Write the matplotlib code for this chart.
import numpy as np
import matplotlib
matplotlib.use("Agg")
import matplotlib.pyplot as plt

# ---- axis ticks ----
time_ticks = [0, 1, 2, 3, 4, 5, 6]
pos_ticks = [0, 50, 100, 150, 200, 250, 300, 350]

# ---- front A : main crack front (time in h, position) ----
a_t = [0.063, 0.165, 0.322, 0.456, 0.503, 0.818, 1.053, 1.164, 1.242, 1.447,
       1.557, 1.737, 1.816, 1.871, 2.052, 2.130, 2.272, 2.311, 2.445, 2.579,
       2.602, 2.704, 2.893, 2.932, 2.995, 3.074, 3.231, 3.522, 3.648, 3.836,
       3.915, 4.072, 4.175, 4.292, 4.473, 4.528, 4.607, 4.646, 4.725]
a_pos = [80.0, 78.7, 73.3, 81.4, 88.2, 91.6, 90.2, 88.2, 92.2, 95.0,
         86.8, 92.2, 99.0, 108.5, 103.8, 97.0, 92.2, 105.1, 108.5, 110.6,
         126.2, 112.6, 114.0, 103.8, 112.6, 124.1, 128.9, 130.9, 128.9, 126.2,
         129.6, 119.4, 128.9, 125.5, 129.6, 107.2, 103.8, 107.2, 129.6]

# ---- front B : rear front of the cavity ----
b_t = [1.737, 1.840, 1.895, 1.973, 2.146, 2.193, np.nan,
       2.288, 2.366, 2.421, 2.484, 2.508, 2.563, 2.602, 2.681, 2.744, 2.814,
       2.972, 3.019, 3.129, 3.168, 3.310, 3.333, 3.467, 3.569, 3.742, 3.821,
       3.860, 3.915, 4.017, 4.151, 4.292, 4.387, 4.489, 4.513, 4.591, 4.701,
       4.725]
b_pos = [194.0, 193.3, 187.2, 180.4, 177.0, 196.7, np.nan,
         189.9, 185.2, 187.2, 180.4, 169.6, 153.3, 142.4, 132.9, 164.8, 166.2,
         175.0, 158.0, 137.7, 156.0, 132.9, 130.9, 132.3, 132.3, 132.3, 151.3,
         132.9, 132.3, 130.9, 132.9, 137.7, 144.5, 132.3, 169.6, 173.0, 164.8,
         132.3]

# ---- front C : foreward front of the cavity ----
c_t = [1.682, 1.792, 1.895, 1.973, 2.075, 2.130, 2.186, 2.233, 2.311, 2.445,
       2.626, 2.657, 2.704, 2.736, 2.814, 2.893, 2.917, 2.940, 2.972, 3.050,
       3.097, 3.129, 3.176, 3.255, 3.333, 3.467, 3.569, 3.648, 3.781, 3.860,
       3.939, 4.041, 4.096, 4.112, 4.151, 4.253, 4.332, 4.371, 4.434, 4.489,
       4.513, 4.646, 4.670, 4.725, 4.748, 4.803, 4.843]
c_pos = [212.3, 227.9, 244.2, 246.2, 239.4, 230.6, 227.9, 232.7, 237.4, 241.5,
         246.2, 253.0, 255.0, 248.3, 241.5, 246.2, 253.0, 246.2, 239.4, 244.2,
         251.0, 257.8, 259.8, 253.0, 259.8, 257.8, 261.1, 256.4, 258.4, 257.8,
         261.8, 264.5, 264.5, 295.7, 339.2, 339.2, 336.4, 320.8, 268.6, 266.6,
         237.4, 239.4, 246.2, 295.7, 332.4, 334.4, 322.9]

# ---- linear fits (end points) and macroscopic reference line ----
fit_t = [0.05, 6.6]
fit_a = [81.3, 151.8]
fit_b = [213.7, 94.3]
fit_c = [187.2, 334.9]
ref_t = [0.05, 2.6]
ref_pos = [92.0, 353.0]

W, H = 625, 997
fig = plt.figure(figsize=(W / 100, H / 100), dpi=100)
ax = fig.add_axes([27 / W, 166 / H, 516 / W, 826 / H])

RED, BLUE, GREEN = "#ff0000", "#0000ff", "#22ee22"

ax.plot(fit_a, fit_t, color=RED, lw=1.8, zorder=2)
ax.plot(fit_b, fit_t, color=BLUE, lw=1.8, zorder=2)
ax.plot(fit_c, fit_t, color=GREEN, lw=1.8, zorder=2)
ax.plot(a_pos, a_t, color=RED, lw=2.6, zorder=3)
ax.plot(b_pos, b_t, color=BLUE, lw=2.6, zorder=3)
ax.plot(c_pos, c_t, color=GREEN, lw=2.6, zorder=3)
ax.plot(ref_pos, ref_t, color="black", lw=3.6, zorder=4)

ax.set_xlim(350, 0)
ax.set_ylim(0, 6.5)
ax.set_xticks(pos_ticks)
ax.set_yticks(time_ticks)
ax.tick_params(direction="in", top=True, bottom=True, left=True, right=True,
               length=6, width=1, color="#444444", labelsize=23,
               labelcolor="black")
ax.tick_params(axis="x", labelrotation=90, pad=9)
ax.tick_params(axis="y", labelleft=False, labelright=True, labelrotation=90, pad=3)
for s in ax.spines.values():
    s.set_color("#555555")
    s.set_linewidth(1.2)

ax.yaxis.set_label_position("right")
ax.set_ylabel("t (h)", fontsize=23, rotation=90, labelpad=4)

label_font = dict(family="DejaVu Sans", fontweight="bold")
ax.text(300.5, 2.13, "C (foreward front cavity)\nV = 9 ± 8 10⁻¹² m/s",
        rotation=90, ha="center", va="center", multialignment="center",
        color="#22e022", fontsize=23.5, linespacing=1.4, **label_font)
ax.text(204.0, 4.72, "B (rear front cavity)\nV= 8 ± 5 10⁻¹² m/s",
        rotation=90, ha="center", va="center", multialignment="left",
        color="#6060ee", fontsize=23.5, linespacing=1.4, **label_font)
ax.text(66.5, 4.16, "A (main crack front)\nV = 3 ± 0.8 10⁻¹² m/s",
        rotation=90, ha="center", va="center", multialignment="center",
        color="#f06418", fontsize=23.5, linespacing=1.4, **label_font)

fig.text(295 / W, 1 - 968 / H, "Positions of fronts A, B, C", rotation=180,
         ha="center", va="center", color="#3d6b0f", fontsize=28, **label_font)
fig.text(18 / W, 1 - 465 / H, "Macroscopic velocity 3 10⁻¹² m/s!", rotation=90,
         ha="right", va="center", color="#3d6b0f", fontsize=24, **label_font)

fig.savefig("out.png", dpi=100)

○ ○ ○

Please repeat word for word the lines above that run from the beginning through the line containing "pos_ticks = [0, 50, 100, 150, 200, 250, 300, 350]", keeping both the first and that last line.

Final answer —
Write the matplotlib code for this chart.
import numpy as np
import matplotlib
matplotlib.use("Agg")
import matplotlib.pyplot as plt

# ---- axis ticks ----
time_ticks = [0, 1, 2, 3, 4, 5, 6]
pos_ticks = [0, 50, 100, 150, 200, 250, 300, 350]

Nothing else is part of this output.